Посудомоечная машина на большой кухне внизу – это алюминиевый кубистский кит, он лежит на животе, широко раскрыв пасть с усами из болтающихся резиновых полосок, сквозь которые он пропускает посуду и судки, оглаживая их на месте, а потом медленно поглощает их, моет и споласкивает глубоко в своем чреве, после чего выпускает их наружу с другой стороны, раскаленными и сверкающими. Иногда он кажется моим другом или, по крайней мере, моим домашним животным. Я ухаживаю за ним, мою и забочусь о нем, когда он заканчивает свой рабочий день, когда сквозь него обдутыми насухо проскальзывают последние судки и помещение становится похожим на теплую и влажную пещеру, где от выдохнутого посудомоечной машиной воздуха запотевают смотрящие в декабрьскую тьму огромные оконные стекла.
Каждый раз, когда меня командируют на большую кухню, моя работа заключается в наведении чистоты и порядка в конце рабочего дня: чистота и порядок сохраняются там до половины девятого следующего утра, когда в моечную после завтрака с грохотом поступают перемазанные кашей судки, но ночью должно быть чисто – наверняка существуют предписания по гигиене, которые важно соблюдать, чтобы не распространять заразу среди лежащих в больнице пациентов. Меня о таких предписаниях никто не проинформировал, но я представляю себе, что они существуют, и поэтому заведующая проявляет такую дотошность в отношении рыжей плесени, распространяющейся, подобно ржавчине, натеками, которые образуются в углублениях крышки посудомоечной машины и за ночь из-за влажного воздуха никогда до конца не высыхают, а превращаются в маленькие рыжие лужицы. В начале осени заведующая заставляла кого-нибудь другого из почасовиков, стоя на стуле, промывать всю верхнюю часть машины ручным душем с максимальным напором воды. Кристина, которая практикуется в моечной несколько дней в неделю, помогала переправлять грязную воду в канализационные стоки. Кристина недоразвитая, или как там это называется, не умственно отсталая, но медлительная, с пониженными умственными способностями; работая с ней, я раздражаюсь, в основном поскольку ей требуется так много времени, чтобы загрузить посуду в машину или забрать чистую – если Кристина стоит у сушилки, то мне приходится действовать медленнее обычного, чтобы не возникло хаоса, или бежать к ее концу машины и выхватывать ящик с крышками от судков или тарелки, чтобы те не рухнули на пол, если Кристина не успеет их поймать. Раздражает меня не столько дополнительная работа, сколько ощущение, что я выполняю ту же работу, что какая-то дурочка – я не знаю, как сформулировать по-другому, не знаю, как можно перефразировать, чтобы это не звучало неприятно, поскольку это неприятно.
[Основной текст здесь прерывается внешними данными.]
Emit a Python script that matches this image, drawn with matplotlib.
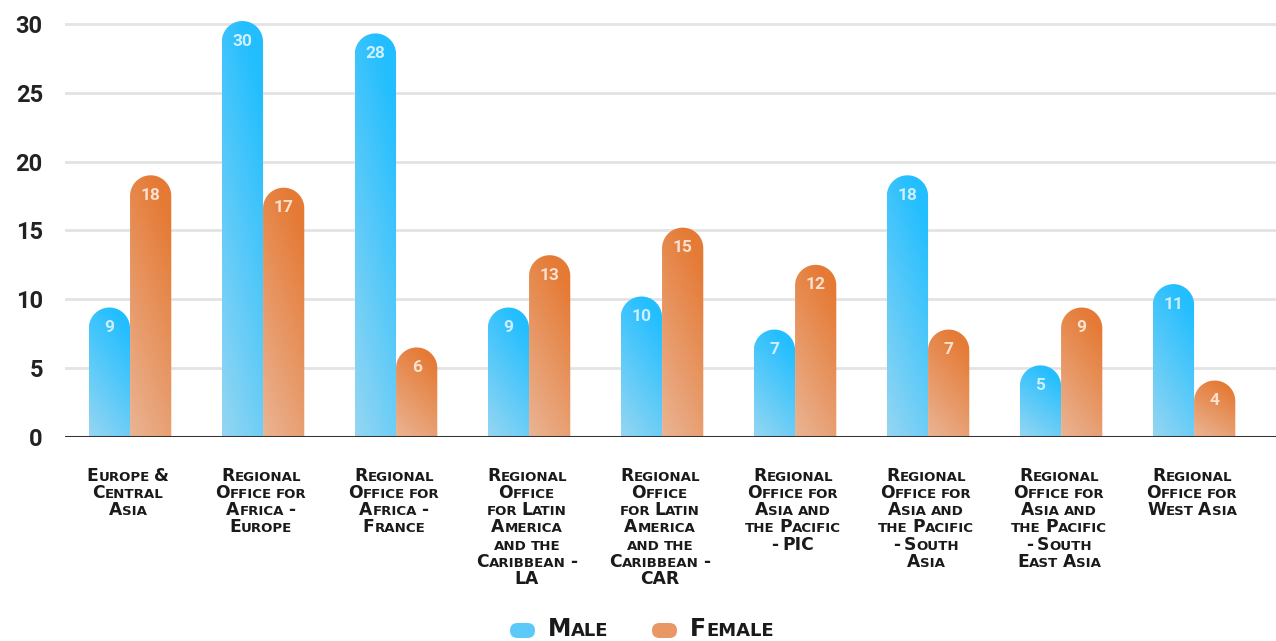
import itertools
import numpy as np
import matplotlib
matplotlib.use("Agg")
import matplotlib.pyplot as plt
from matplotlib.patches import Polygon, FancyBboxPatch
from matplotlib.offsetbox import TextArea, HPacker, VPacker, AnnotationBbox
from matplotlib.transforms import IdentityTransform

# data
categories = [
    "Europe &\nCentral\nAsia",
    "Regional\nOffice for\nAfrica -\nEurope",
    "Regional\nOffice for\nAfrica -\nFrance",
    "Regional\nOffice\nfor Latin\nAmerica\nand the\nCaribbean -\nLA",
    "Regional\nOffice\nfor Latin\nAmerica\nand the\nCaribbean -\nCAR",
    "Regional\nOffice for\nAsia and\nthe Pacific\n- PIC",
    "Regional\nOffice for\nAsia and\nthe Pacific\n- South\nAsia",
    "Regional\nOffice for\nAsia and\nthe Pacific\n- South\nEast Asia",
    "Regional\nOffice for\nWest Asia",
]
# labels shown on the bars
male = [9, 30, 28, 9, 10, 7, 18, 5, 11]
female = [18, 17, 6, 13, 15, 12, 7, 9, 4]
# bar heights as drawn
male_h = [9.4, 30.2, 29.3, 9.4, 10.2, 7.8, 19.0, 5.2, 11.1]
female_h = [19.0, 18.1, 6.5, 13.2, 15.2, 12.5, 7.8, 9.4, 4.1]
yticks = [0, 5, 10, 15, 20, 25, 30]

BLUE_TOP, BLUE_BOT = np.array([0x22, 0xBE, 0xFF]) / 255, np.array([0x95, 0xD6, 0xF2]) / 255
ORNG_TOP, ORNG_BOT = np.array([0xE5, 0x7A, 0x35]) / 255, np.array([0xEA, 0xB4, 0x94]) / 255
TXT = "#222222"

fig = plt.figure(figsize=(12.76, 6.41), dpi=100)
W, H = 1276, 641
ax = fig.add_axes([65 / W, 1 - 437 / H, 1 - 65 / W, (437 - 10) / H])
ax.set_xlim(-0.489, 8.616)
ax.set_ylim(0, 31)

# px per data unit, to keep the round caps circular
p0 = ax.transData.transform((0, 0))
p1 = ax.transData.transform((1, 1))
px_x, px_y = p1[0] - p0[0], p1[1] - p0[1]

bw = 0.31


def rounded_bar(xc, top, val, ctop, cbot, lblcolor):
    rx = bw / 2
    ry = rx * px_x / px_y
    th = np.linspace(0, np.pi, 40)
    arc = np.column_stack([xc + rx * np.cos(th), top - ry + ry * np.sin(th)])
    pts = np.vstack([[xc + rx, 0], arc, [xc - rx, 0]])
    poly = Polygon(pts, closed=True, facecolor="none", edgecolor="none")
    ax.add_patch(poly)
    # diagonal gradient: dark top-right, light bottom-left
    v = np.linspace(0, 1, 80)[:, None]
    u = np.linspace(0, 1, 20)[None, :]
    s = np.clip(0.8 * v + 0.35 * u, 0, 1)[..., None]
    img = cbot * (1 - s) + ctop * s
    im = ax.imshow(img, extent=[xc - rx, xc + rx, 0, top], origin="lower",
                   aspect="auto", zorder=2, interpolation="bilinear")
    im.set_clip_path(poly)
    ax.annotate(str(val), xy=(xc, top), xytext=(0, -20 * 0.72),
                textcoords="offset points", ha="center", va="center",
                fontsize=12.5, fontweight="bold", family="Roboto",
                color=lblcolor, zorder=3)


for i in range(len(categories)):
    rounded_bar(i - bw / 2, male_h[i], male[i], BLUE_TOP, BLUE_BOT, "#CDEFFF")
    rounded_bar(i + bw / 2, female_h[i], female[i], ORNG_TOP, ORNG_BOT, "#FBE1CF")

ax.set_xlim(-0.489, 8.616)
ax.set_ylim(0, 31)
ax.set_yticks(yticks)
ax.set_yticklabels([str(t) for t in yticks], fontsize=17, fontweight="bold",
                   family="Roboto", color=TXT)
ax.tick_params(axis="y", length=0, pad=16)
ax.set_xticks([])
ax.grid(axis="y", color="#E3E3E3", linewidth=2)
ax.set_axisbelow(True)
for sp in ax.spines.values():
    sp.set_visible(False)
ax.axhline(0, color="#333333", linewidth=2.2, zorder=4)


def smallcaps(text, big, small, color="#1A1A1A", sep_line=-0.6):
    lines = []
    for line in text.split("\n"):
        words = []
        for word in line.split(" "):
            runs = []
            for low, grp in itertools.groupby(word, key=str.islower):
                s = "".join(grp)
                runs.append(TextArea(s.upper(), textprops=dict(
                    fontsize=small if low else big, fontweight="bold",
                    family="DejaVu Sans", color=color)))
            words.append(HPacker(children=runs, sep=0, pad=0, align="baseline"))
        words.append(TextArea("", textprops=dict(fontsize=big, fontweight="bold",
                                                 family="DejaVu Sans")))
        lines.append(HPacker(children=words, sep=big * 0.25, pad=0, align="baseline"))
    return VPacker(children=lines, sep=sep_line, pad=0, align="center")


for i, cat in enumerate(categories):
    box = smallcaps(cat, 12.3, 9.6)
    ab = AnnotationBbox(box, xy=(i, 0), xycoords=("data", "axes fraction"),
                        xybox=(0, -30 * 0.72), boxcoords="offset points",
                        box_alignment=(0.5, 1), frameon=False,
                        annotation_clip=False, pad=0)
    ax.add_artist(ab)

# legend
for x0, col, name in [(510, (BLUE_TOP + BLUE_BOT) / 2, "Male"),
                      (652, (ORNG_TOP + ORNG_BOT) / 2, "Female")]:
    pill = FancyBboxPatch((x0, 3), 25, 15,
                          boxstyle="round,pad=0,rounding_size=7.5",
                          transform=IdentityTransform(), facecolor=col,
                          edgecolor="none")
    fig.add_artist(pill)
    box = smallcaps(name, 17, 13)
    ab = AnnotationBbox(box, xy=(x0 + 38, 0), xycoords="figure pixels",
                        box_alignment=(0, 0), frameon=False,
                        annotation_clip=False, pad=0)
    fig.add_artist(ab)

fig.savefig("out.png", dpi=100)
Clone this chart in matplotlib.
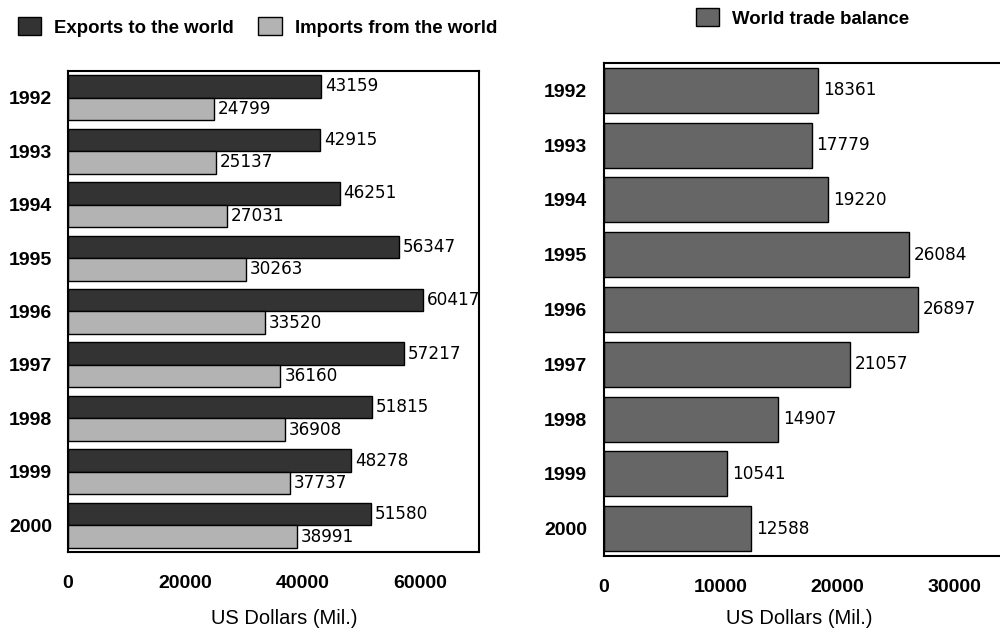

В некоторые дни я думаю, что маюсь дурью – я же скоро отсюда уйду, а ведь действительно тяжело мне дается только это задание, против ресторанной работы как таковой я ничего не имею, и в обычном ресторане мытье посуды не казалось бы мне настолько отвратительным, даже в нашей столовой я не испытываю отвращения, но здесь, на большой кухне, мне никак не отделаться от мысли о том, откуда взялись контейнеры, которые я мою, с какого они прибыли отделения, какие пациенты из них ели и с какими болезнями. Некоторые маленькие контейнеры побывали у пациентов, способных есть только протертую пищу. С чем связаны их проблемы, я не знаю, возможно, они не могут жевать или глотать, или у них что-то не так с желудком или кишечником. В контейнерах мелкого размера подают маленькие порции различных пюре, и они часто возвращаются нетронутыми. Я стараюсь не вдыхать запах, когда выскребаю в измельчитель для пищевых отходов содержимое: ярко-зеленое гороховое пюре, морковное пюре, нечто серо-коричневое, видимо мясо, доведенное миксером до напоминающей мусс консистенции в отделении для особого питания на большой кухне.
Однако в некоторые дни мне кажется, что так и будет продолжаться.
Я буду всю оставшуюся жизнь выскребывать холодную еду в корыто, складывать в штабеля контейнеры и крышки на пару с умственно отсталой практиканткой, вечно ходить каждый рабочий день в страшной больничной одежде.